----- DATASET RECORDS

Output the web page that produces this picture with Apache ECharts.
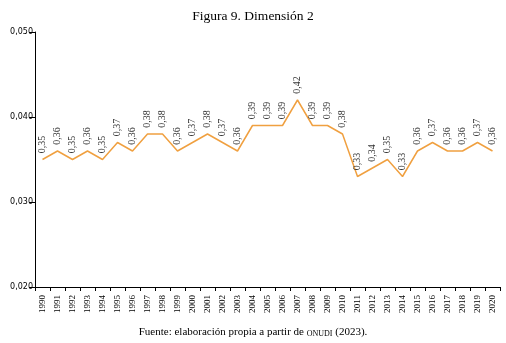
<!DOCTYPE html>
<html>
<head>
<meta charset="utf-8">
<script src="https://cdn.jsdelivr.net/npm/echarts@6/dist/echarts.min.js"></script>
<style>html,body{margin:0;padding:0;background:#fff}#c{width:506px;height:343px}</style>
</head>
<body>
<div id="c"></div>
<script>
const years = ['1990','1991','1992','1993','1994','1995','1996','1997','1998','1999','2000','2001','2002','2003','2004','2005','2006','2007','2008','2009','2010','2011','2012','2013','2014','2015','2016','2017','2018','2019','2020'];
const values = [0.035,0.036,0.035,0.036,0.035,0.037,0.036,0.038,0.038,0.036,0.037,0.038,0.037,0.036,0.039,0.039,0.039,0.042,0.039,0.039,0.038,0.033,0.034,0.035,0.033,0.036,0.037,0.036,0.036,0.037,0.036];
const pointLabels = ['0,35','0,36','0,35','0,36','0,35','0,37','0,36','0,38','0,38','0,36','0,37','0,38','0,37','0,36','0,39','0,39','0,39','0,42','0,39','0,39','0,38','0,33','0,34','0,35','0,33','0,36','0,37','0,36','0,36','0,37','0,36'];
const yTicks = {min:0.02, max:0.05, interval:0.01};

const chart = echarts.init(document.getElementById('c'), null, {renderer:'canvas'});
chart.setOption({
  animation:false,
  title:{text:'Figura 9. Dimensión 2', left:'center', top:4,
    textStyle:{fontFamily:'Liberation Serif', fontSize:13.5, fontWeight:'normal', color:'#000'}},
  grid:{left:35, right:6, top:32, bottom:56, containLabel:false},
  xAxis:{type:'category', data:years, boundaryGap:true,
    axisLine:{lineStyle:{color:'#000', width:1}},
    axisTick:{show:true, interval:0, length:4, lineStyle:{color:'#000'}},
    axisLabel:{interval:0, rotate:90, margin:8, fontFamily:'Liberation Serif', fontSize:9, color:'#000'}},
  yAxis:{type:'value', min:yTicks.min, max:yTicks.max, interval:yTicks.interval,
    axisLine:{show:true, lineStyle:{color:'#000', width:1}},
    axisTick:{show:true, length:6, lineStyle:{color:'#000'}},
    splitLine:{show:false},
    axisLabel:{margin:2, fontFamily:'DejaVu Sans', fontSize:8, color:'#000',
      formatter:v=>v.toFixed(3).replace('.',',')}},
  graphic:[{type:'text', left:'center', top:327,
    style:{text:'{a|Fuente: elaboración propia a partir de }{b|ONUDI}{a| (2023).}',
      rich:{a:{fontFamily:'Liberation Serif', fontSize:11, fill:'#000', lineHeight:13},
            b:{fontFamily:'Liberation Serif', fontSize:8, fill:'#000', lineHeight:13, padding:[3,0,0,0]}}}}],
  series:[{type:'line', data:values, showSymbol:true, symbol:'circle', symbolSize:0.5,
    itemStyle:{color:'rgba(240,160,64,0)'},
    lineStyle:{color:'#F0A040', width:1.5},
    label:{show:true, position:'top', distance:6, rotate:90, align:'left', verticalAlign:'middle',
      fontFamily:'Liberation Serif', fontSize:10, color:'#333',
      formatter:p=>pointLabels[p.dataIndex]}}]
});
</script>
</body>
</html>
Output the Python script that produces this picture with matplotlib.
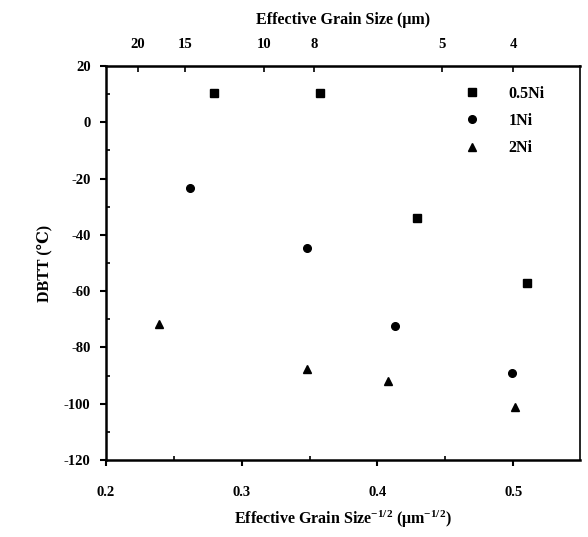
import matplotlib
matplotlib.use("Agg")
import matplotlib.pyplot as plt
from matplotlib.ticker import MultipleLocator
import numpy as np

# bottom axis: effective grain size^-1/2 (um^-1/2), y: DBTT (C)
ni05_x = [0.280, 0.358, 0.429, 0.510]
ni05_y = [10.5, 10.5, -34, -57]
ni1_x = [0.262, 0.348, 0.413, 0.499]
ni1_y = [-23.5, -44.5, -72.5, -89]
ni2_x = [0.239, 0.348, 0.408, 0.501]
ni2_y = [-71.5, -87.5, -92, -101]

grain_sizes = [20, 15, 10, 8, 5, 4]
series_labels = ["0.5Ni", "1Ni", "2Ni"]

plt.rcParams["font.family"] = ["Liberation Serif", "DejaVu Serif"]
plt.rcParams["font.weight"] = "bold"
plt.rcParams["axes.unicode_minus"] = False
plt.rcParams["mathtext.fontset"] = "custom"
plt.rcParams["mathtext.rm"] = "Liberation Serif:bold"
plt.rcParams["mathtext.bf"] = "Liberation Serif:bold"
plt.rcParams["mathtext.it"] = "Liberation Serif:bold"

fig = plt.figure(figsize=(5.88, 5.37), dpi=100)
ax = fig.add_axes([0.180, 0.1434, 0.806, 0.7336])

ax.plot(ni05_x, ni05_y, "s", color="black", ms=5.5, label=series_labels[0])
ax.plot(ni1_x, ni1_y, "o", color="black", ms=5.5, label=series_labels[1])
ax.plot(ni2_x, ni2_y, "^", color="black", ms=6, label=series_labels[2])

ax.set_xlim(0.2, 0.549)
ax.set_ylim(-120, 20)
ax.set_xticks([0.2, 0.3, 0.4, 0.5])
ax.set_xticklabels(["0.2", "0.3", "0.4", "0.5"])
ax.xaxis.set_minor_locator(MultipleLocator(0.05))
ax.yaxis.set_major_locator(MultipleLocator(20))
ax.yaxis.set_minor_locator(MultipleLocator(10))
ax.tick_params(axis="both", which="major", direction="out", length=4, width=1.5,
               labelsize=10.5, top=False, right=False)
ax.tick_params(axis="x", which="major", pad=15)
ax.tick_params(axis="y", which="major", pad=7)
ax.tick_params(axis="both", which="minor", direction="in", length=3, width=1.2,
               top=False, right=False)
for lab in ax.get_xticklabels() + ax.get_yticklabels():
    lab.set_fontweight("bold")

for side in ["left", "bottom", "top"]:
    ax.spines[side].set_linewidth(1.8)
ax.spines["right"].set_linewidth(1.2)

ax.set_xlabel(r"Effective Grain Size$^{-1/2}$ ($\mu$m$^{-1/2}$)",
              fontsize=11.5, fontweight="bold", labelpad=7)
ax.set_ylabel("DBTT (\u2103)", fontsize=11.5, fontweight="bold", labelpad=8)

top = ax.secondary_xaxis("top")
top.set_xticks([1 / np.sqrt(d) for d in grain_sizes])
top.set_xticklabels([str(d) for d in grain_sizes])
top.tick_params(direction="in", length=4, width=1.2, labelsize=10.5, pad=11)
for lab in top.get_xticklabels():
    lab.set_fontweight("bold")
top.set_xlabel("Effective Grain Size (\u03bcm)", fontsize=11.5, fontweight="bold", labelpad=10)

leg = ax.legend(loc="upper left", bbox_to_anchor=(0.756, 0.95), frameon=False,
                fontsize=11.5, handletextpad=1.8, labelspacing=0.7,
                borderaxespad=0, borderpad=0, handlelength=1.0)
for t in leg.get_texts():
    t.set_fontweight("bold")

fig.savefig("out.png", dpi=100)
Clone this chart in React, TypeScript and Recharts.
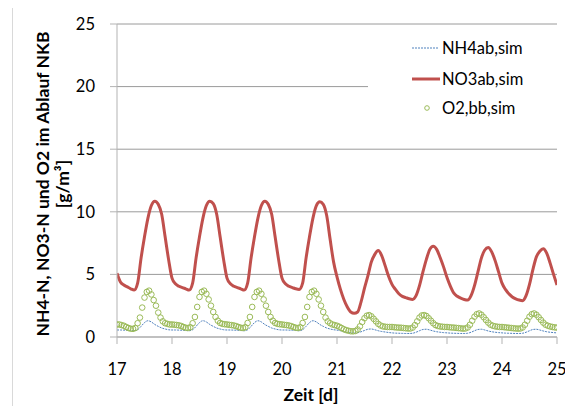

----------

■ DO THIS
Your copy of the data should match it exactly, except that pictures are left out.

■ IN RESPONSE
Output the web page that produces this picture with Apache ECharts.
<!DOCTYPE html>
<html>
<head>
<meta charset="utf-8">
<script src="https://cdn.jsdelivr.net/npm/echarts@6/dist/echarts.min.js"></script>
<style>html,body{margin:0;padding:0;background:#fff}#c{width:506px;height:343px}</style>
</head>
<body>
<div id="c"></div>
<script>
const years = ['1990','1991','1992','1993','1994','1995','1996','1997','1998','1999','2000','2001','2002','2003','2004','2005','2006','2007','2008','2009','2010','2011','2012','2013','2014','2015','2016','2017','2018','2019','2020'];
const values = [0.035,0.036,0.035,0.036,0.035,0.037,0.036,0.038,0.038,0.036,0.037,0.038,0.037,0.036,0.039,0.039,0.039,0.042,0.039,0.039,0.038,0.033,0.034,0.035,0.033,0.036,0.037,0.036,0.036,0.037,0.036];
const pointLabels = ['0,35','0,36','0,35','0,36','0,35','0,37','0,36','0,38','0,38','0,36','0,37','0,38','0,37','0,36','0,39','0,39','0,39','0,42','0,39','0,39','0,38','0,33','0,34','0,35','0,33','0,36','0,37','0,36','0,36','0,37','0,36'];
const yTicks = {min:0.02, max:0.05, interval:0.01};

const chart = echarts.init(document.getElementById('c'), null, {renderer:'canvas'});
chart.setOption({
  animation:false,
  title:{text:'Figura 9. Dimensión 2', left:'center', top:4,
    textStyle:{fontFamily:'Liberation Serif', fontSize:13.5, fontWeight:'normal', color:'#000'}},
  grid:{left:35, right:6, top:32, bottom:56, containLabel:false},
  xAxis:{type:'category', data:years, boundaryGap:true,
    axisLine:{lineStyle:{color:'#000', width:1}},
    axisTick:{show:true, interval:0, length:4, lineStyle:{color:'#000'}},
    axisLabel:{interval:0, rotate:90, margin:8, fontFamily:'Liberation Serif', fontSize:9, color:'#000'}},
  yAxis:{type:'value', min:yTicks.min, max:yTicks.max, interval:yTicks.interval,
    axisLine:{show:true, lineStyle:{color:'#000', width:1}},
    axisTick:{show:true, length:6, lineStyle:{color:'#000'}},
    splitLine:{show:false},
    axisLabel:{margin:2, fontFamily:'DejaVu Sans', fontSize:8, color:'#000',
      formatter:v=>v.toFixed(3).replace('.',',')}},
  graphic:[{type:'text', left:'center', top:327,
    style:{text:'{a|Fuente: elaboración propia a partir de }{b|ONUDI}{a| (2023).}',
      rich:{a:{fontFamily:'Liberation Serif', fontSize:11, fill:'#000', lineHeight:13},
            b:{fontFamily:'Liberation Serif', fontSize:8, fill:'#000', lineHeight:13, padding:[3,0,0,0]}}}}],
  series:[{type:'line', data:values, showSymbol:true, symbol:'circle', symbolSize:0.5,
    itemStyle:{color:'rgba(240,160,64,0)'},
    lineStyle:{color:'#F0A040', width:1.5},
    label:{show:true, position:'top', distance:6, rotate:90, align:'left', verticalAlign:'middle',
      fontFamily:'Liberation Serif', fontSize:10, color:'#333',
      formatter:p=>pointLabels[p.dataIndex]}}]
});
</script>
</body>
</html>
Output the Python script that produces this picture with matplotlib.
import matplotlib
matplotlib.use("Agg")
import matplotlib.pyplot as plt
from matplotlib.ticker import MultipleLocator
import numpy as np

# bottom axis: effective grain size^-1/2 (um^-1/2), y: DBTT (C)
ni05_x = [0.280, 0.358, 0.429, 0.510]
ni05_y = [10.5, 10.5, -34, -57]
ni1_x = [0.262, 0.348, 0.413, 0.499]
ni1_y = [-23.5, -44.5, -72.5, -89]
ni2_x = [0.239, 0.348, 0.408, 0.501]
ni2_y = [-71.5, -87.5, -92, -101]

grain_sizes = [20, 15, 10, 8, 5, 4]
series_labels = ["0.5Ni", "1Ni", "2Ni"]

plt.rcParams["font.family"] = ["Liberation Serif", "DejaVu Serif"]
plt.rcParams["font.weight"] = "bold"
plt.rcParams["axes.unicode_minus"] = False
plt.rcParams["mathtext.fontset"] = "custom"
plt.rcParams["mathtext.rm"] = "Liberation Serif:bold"
plt.rcParams["mathtext.bf"] = "Liberation Serif:bold"
plt.rcParams["mathtext.it"] = "Liberation Serif:bold"

fig = plt.figure(figsize=(5.88, 5.37), dpi=100)
ax = fig.add_axes([0.180, 0.1434, 0.806, 0.7336])

ax.plot(ni05_x, ni05_y, "s", color="black", ms=5.5, label=series_labels[0])
ax.plot(ni1_x, ni1_y, "o", color="black", ms=5.5, label=series_labels[1])
ax.plot(ni2_x, ni2_y, "^", color="black", ms=6, label=series_labels[2])

ax.set_xlim(0.2, 0.549)
ax.set_ylim(-120, 20)
ax.set_xticks([0.2, 0.3, 0.4, 0.5])
ax.set_xticklabels(["0.2", "0.3", "0.4", "0.5"])
ax.xaxis.set_minor_locator(MultipleLocator(0.05))
ax.yaxis.set_major_locator(MultipleLocator(20))
ax.yaxis.set_minor_locator(MultipleLocator(10))
ax.tick_params(axis="both", which="major", direction="out", length=4, width=1.5,
               labelsize=10.5, top=False, right=False)
ax.tick_params(axis="x", which="major", pad=15)
ax.tick_params(axis="y", which="major", pad=7)
ax.tick_params(axis="both", which="minor", direction="in", length=3, width=1.2,
               top=False, right=False)
for lab in ax.get_xticklabels() + ax.get_yticklabels():
    lab.set_fontweight("bold")

for side in ["left", "bottom", "top"]:
    ax.spines[side].set_linewidth(1.8)
ax.spines["right"].set_linewidth(1.2)

ax.set_xlabel(r"Effective Grain Size$^{-1/2}$ ($\mu$m$^{-1/2}$)",
              fontsize=11.5, fontweight="bold", labelpad=7)
ax.set_ylabel("DBTT (\u2103)", fontsize=11.5, fontweight="bold", labelpad=8)

top = ax.secondary_xaxis("top")
top.set_xticks([1 / np.sqrt(d) for d in grain_sizes])
top.set_xticklabels([str(d) for d in grain_sizes])
top.tick_params(direction="in", length=4, width=1.2, labelsize=10.5, pad=11)
for lab in top.get_xticklabels():
    lab.set_fontweight("bold")
top.set_xlabel("Effective Grain Size (\u03bcm)", fontsize=11.5, fontweight="bold", labelpad=10)

leg = ax.legend(loc="upper left", bbox_to_anchor=(0.756, 0.95), frameon=False,
                fontsize=11.5, handletextpad=1.8, labelspacing=0.7,
                borderaxespad=0, borderpad=0, handlelength=1.0)
for t in leg.get_texts():
    t.set_fontweight("bold")

fig.savefig("out.png", dpi=100)
Clone this chart in React, TypeScript and Recharts.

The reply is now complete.